Graeber seems to assume that the only form the Second Response can take is one that sees big business as the victim, rather than the beneficiary, of regulation—one where "increases in government regulation" have "forced corporations to employ armies of box tickers to keep [the regulators] at bay." This is a rather odd assumption for Graeber in particular to make. After all, he is familiar with the left-libertarian Kevin Carson and even cites his work favorably (ironically, only one page before his line about what "doctrinaire libertarians" all believe). According to Carson's analysis, insulation from competitive discipline turns favored firms into islands of central planning, protecting executives from the cost of inefficient decisions.
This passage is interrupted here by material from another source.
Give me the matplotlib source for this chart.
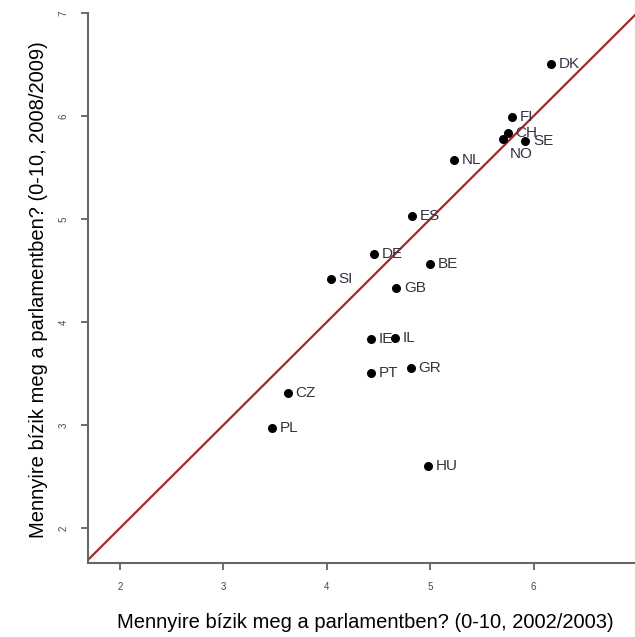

Moreover, unlike many critics of libertarianism, Graeber is well aware of the enormous gap between a free market and the "entanglement of public and private, economic and political" that dominates our economy, with government playing the role of "guaranteeing private profits" so that "economic and political imperatives have come to largely merge." He even explains that by "capitalism" he is referring "not to markets," which have "long existed," but to the relatively recent "relation between some people who owned capital, and others who did not and thus were obliged to work for them." By his own lights, then, Graeber is not entitled to dismiss the Second Response as casually as he does.
On Graeber's analysis, unneeded jobs are protected by the perception that eliminating them would throw people out of work. That Jetsons vision of reduced working hours was supposed to benefit the workers, not impoverish them. Graeber notes that while, as an anarchist, he generally prefers bottom-up grassroots solutions to social problems rather than top-down public policy solutions, he nevertheless favors a tax-funded universal basic income as a way to relieve the working class's reliance on bullshit jobs. But calling upon the state for assistance is always a risky strategy for anarchists; those who subsidize the piper call the tune.
Whatever the blind spots in his analysis, Graeber's liberatory vision of a de-bullshitized future of work should serve as a useful corrective for those who are too quick to take the case for free enterprise as a validation of the perversities of the existing employment market.